What is needed – Word for word, copy all the data and drop the pictures.

__________________________________________________

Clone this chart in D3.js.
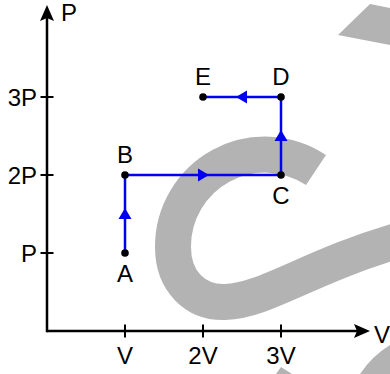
<!DOCTYPE html>
<html>
<head>
<meta charset="utf-8">
<script src="https://cdn.jsdelivr.net/npm/d3@7"></script>
<style>
  html, body { margin: 0; padding: 0; background: #fff; }
  svg { display: block; }
  text { font-family: "Liberation Sans", Arial, sans-serif; font-size: 24px; fill: #000; }
</style>
</head>
<body>
<div id="chart"></div>
<script>
(function()
{
    // state labels and their (V, P) coordinates, in order of the process
    const stateNames = ["A", "B", "C", "D", "E"];
    const stateVolume = [1, 1, 3, 3, 2];
    const statePressure = [1, 2, 2, 3, 3];

    const xTickValues = [1, 2, 3];
    const xTickLabels = ["V", "2V", "3V"];
    const yTickValues = [1, 2, 3];
    const yTickLabels = ["P", "2P", "3P"];

    const W = 390, H = 374;
    const BLUE = "#0000f0";
    const GRAY = "#b3b3b3";

    var x = d3.scaleLinear().domain([0, 1]).range([47, 125]);
    var y = d3.scaleLinear().domain([0, 1]).range([331, 253]);

    var svg = d3.select("#chart").append("svg")
        .attr("width", W)
        .attr("height", H);

    // watermark in the background
    var wm = svg.append("g").attr("class", "watermark");
    wm.append("path")
        .attr("d", "M316,170 A92,92 0 0,0 173,247 C173,282 196,303 225,302 C265,301 310,266 400,240")
        .attr("fill", "none")
        .attr("stroke", GRAY)
        .attr("stroke-width", 36);
    wm.append("path").attr("d", "M338,35 L370,4 L390,8 L390,45 Z").attr("fill", GRAY);
    wm.append("path").attr("d", "M360,374 Q372,356 390,345 L390,374 Z").attr("fill", GRAY);
    wm.append("path").attr("d", "M276,374 L281,367 L292,374 Z").attr("fill", GRAY);

    // axes
    var xEnd = 370, yEnd = 5;
    svg.append("line")
        .attr("x1", x(0)).attr("y1", y(0))
        .attr("x2", xEnd - 8).attr("y2", y(0))
        .attr("stroke", "#000").attr("stroke-width", 2.5);
    svg.append("line")
        .attr("x1", x(0)).attr("y1", y(0) + 1.25)
        .attr("x2", x(0)).attr("y2", yEnd + 8)
        .attr("stroke", "#000").attr("stroke-width", 2.5);

    function arrowHead(px, py, angle, len, half, notch, color) {
        var p = "M0,0 L" + (-len) + "," + (-half) + " L" + (-len + notch) + ",0 L" + (-len) + "," + half + " Z";
        svg.append("path")
            .attr("d", p)
            .attr("fill", color)
            .attr("transform", "translate(" + px + "," + py + ") rotate(" + angle + ")");
    }
    arrowHead(xEnd, y(0), 0, 16, 7, 3, "#000");
    arrowHead(x(0), yEnd, -90, 16, 7, 3, "#000");

    // ticks
    svg.selectAll("line.xtick").data(xTickValues).enter().append("line")
        .attr("class", "xtick")
        .attr("x1", function(d) { return x(d); })
        .attr("x2", function(d) { return x(d); })
        .attr("y1", y(0) - 6.5).attr("y2", y(0) + 6.5)
        .attr("stroke", "#000").attr("stroke-width", 2);
    svg.selectAll("line.ytick").data(yTickValues).enter().append("line")
        .attr("class", "ytick")
        .attr("y1", function(d) { return y(d); })
        .attr("y2", function(d) { return y(d); })
        .attr("x1", x(0) - 6.5).attr("x2", x(0) + 6.5)
        .attr("stroke", "#000").attr("stroke-width", 2);

    svg.selectAll("text.xlab").data(xTickValues).enter().append("text")
        .attr("class", "xlab")
        .attr("x", function(d) { return x(d); })
        .attr("y", y(0) + 33)
        .attr("text-anchor", "middle")
        .text(function(d, i) { return xTickLabels[i]; });
    svg.selectAll("text.ylab").data(yTickValues).enter().append("text")
        .attr("class", "ylab")
        .attr("x", x(0) - 10)
        .attr("y", function(d) { return y(d) + 8.5; })
        .attr("text-anchor", "end")
        .text(function(d, i) { return yTickLabels[i]; });

    svg.append("text").attr("x", 61).attr("y", 21).text("P");
    svg.append("text").attr("x", 374).attr("y", 343).text("V");

    // process path
    var states = stateNames.map(function(n, i) {
        return { name: n, v: stateVolume[i], p: statePressure[i] };
    });
    var line = d3.line()
        .x(function(d) { return x(d.v); })
        .y(function(d) { return y(d.p); });
    svg.append("path")
        .datum(states)
        .attr("d", line)
        .attr("fill", "none")
        .attr("stroke", BLUE)
        .attr("stroke-width", 2.5);

    // direction arrows at the middle of each segment
    for (var i = 0; i < states.length - 1; i++) {
        var a = states[i], b = states[i + 1];
        var x1 = x(a.v), y1 = y(a.p), x2 = x(b.v), y2 = y(b.p);
        var ang = Math.atan2(y2 - y1, x2 - x1);
        var mx = (x1 + x2) / 2 + Math.cos(ang) * 6;
        var my = (y1 + y2) / 2 + Math.sin(ang) * 6;
        arrowHead(mx, my, ang * 180 / Math.PI, 11, 6.5, 0, BLUE);
    }

    svg.selectAll("circle.state").data(states).enter().append("circle")
        .attr("class", "state")
        .attr("cx", function(d) { return x(d.v); })
        .attr("cy", function(d) { return y(d.p); })
        .attr("r", 3.8)
        .attr("fill", "#000");

    var below = { A: true, C: true };
    svg.selectAll("text.state").data(states).enter().append("text")
        .attr("class", "state")
        .attr("x", function(d) { return x(d.v); })
        .attr("y", function(d) { return y(d.p) + (below[d.name] ? 29 : -12); })
        .attr("text-anchor", "middle")
        .text(function(d) { return d.name; });
})();
</script>
</body>
</html>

__________________________________________________

Complete response –
Clone this chart in D3.js.
<!DOCTYPE html>
<html>
<head>
<meta charset="utf-8">
<script src="https://cdn.jsdelivr.net/npm/d3@7"></script>
<style>
  html, body { margin: 0; padding: 0; background: #fff; }
  svg { display: block; }
  text { font-family: "Liberation Sans", Arial, sans-serif; font-size: 24px; fill: #000; }
</style>
</head>
<body>
<div id="chart"></div>
<script>
(function()
{
    // state labels and their (V, P) coordinates, in order of the process
    const stateNames = ["A", "B", "C", "D", "E"];
    const stateVolume = [1, 1, 3, 3, 2];
    const statePressure = [1, 2, 2, 3, 3];

    const xTickValues = [1, 2, 3];
    const xTickLabels = ["V", "2V", "3V"];
    const yTickValues = [1, 2, 3];
    const yTickLabels = ["P", "2P", "3P"];

    const W = 390, H = 374;
    const BLUE = "#0000f0";
    const GRAY = "#b3b3b3";

    var x = d3.scaleLinear().domain([0, 1]).range([47, 125]);
    var y = d3.scaleLinear().domain([0, 1]).range([331, 253]);

    var svg = d3.select("#chart").append("svg")
        .attr("width", W)
        .attr("height", H);

    // watermark in the background
    var wm = svg.append("g").attr("class", "watermark");
    wm.append("path")
        .attr("d", "M316,170 A92,92 0 0,0 173,247 C173,282 196,303 225,302 C265,301 310,266 400,240")
        .attr("fill", "none")
        .attr("stroke", GRAY)
        .attr("stroke-width", 36);
    wm.append("path").attr("d", "M338,35 L370,4 L390,8 L390,45 Z").attr("fill", GRAY);
    wm.append("path").attr("d", "M360,374 Q372,356 390,345 L390,374 Z").attr("fill", GRAY);
    wm.append("path").attr("d", "M276,374 L281,367 L292,374 Z").attr("fill", GRAY);

    // axes
    var xEnd = 370, yEnd = 5;
    svg.append("line")
        .attr("x1", x(0)).attr("y1", y(0))
        .attr("x2", xEnd - 8).attr("y2", y(0))
        .attr("stroke", "#000").attr("stroke-width", 2.5);
    svg.append("line")
        .attr("x1", x(0)).attr("y1", y(0) + 1.25)
        .attr("x2", x(0)).attr("y2", yEnd + 8)
        .attr("stroke", "#000").attr("stroke-width", 2.5);

    function arrowHead(px, py, angle, len, half, notch, color) {
        var p = "M0,0 L" + (-len) + "," + (-half) + " L" + (-len + notch) + ",0 L" + (-len) + "," + half + " Z";
        svg.append("path")
            .attr("d", p)
            .attr("fill", color)
            .attr("transform", "translate(" + px + "," + py + ") rotate(" + angle + ")");
    }
    arrowHead(xEnd, y(0), 0, 16, 7, 3, "#000");
    arrowHead(x(0), yEnd, -90, 16, 7, 3, "#000");

    // ticks
    svg.selectAll("line.xtick").data(xTickValues).enter().append("line")
        .attr("class", "xtick")
        .attr("x1", function(d) { return x(d); })
        .attr("x2", function(d) { return x(d); })
        .attr("y1", y(0) - 6.5).attr("y2", y(0) + 6.5)
        .attr("stroke", "#000").attr("stroke-width", 2);
    svg.selectAll("line.ytick").data(yTickValues).enter().append("line")
        .attr("class", "ytick")
        .attr("y1", function(d) { return y(d); })
        .attr("y2", function(d) { return y(d); })
        .attr("x1", x(0) - 6.5).attr("x2", x(0) + 6.5)
        .attr("stroke", "#000").attr("stroke-width", 2);

    svg.selectAll("text.xlab").data(xTickValues).enter().append("text")
        .attr("class", "xlab")
        .attr("x", function(d) { return x(d); })
        .attr("y", y(0) + 33)
        .attr("text-anchor", "middle")
        .text(function(d, i) { return xTickLabels[i]; });
    svg.selectAll("text.ylab").data(yTickValues).enter().append("text")
        .attr("class", "ylab")
        .attr("x", x(0) - 10)
        .attr("y", function(d) { return y(d) + 8.5; })
        .attr("text-anchor", "end")
        .text(function(d, i) { return yTickLabels[i]; });

    svg.append("text").attr("x", 61).attr("y", 21).text("P");
    svg.append("text").attr("x", 374).attr("y", 343).text("V");

    // process path
    var states = stateNames.map(function(n, i) {
        return { name: n, v: stateVolume[i], p: statePressure[i] };
    });
    var line = d3.line()
        .x(function(d) { return x(d.v); })
        .y(function(d) { return y(d.p); });
    svg.append("path")
        .datum(states)
        .attr("d", line)
        .attr("fill", "none")
        .attr("stroke", BLUE)
        .attr("stroke-width", 2.5);

    // direction arrows at the middle of each segment
    for (var i = 0; i < states.length - 1; i++) {
        var a = states[i], b = states[i + 1];
        var x1 = x(a.v), y1 = y(a.p), x2 = x(b.v), y2 = y(b.p);
        var ang = Math.atan2(y2 - y1, x2 - x1);
        var mx = (x1 + x2) / 2 + Math.cos(ang) * 6;
        var my = (y1 + y2) / 2 + Math.sin(ang) * 6;
        arrowHead(mx, my, ang * 180 / Math.PI, 11, 6.5, 0, BLUE);
    }

    svg.selectAll("circle.state").data(states).enter().append("circle")
        .attr("class", "state")
        .attr("cx", function(d) { return x(d.v); })
        .attr("cy", function(d) { return y(d.p); })
        .attr("r", 3.8)
        .attr("fill", "#000");

    var below = { A: true, C: true };
    svg.selectAll("text.state").data(states).enter().append("text")
        .attr("class", "state")
        .attr("x", function(d) { return x(d.v); })
        .attr("y", function(d) { return y(d.p) + (below[d.name] ? 29 : -12); })
        .attr("text-anchor", "middle")
        .text(function(d) { return d.name; });
})();
</script>
</body>
</html>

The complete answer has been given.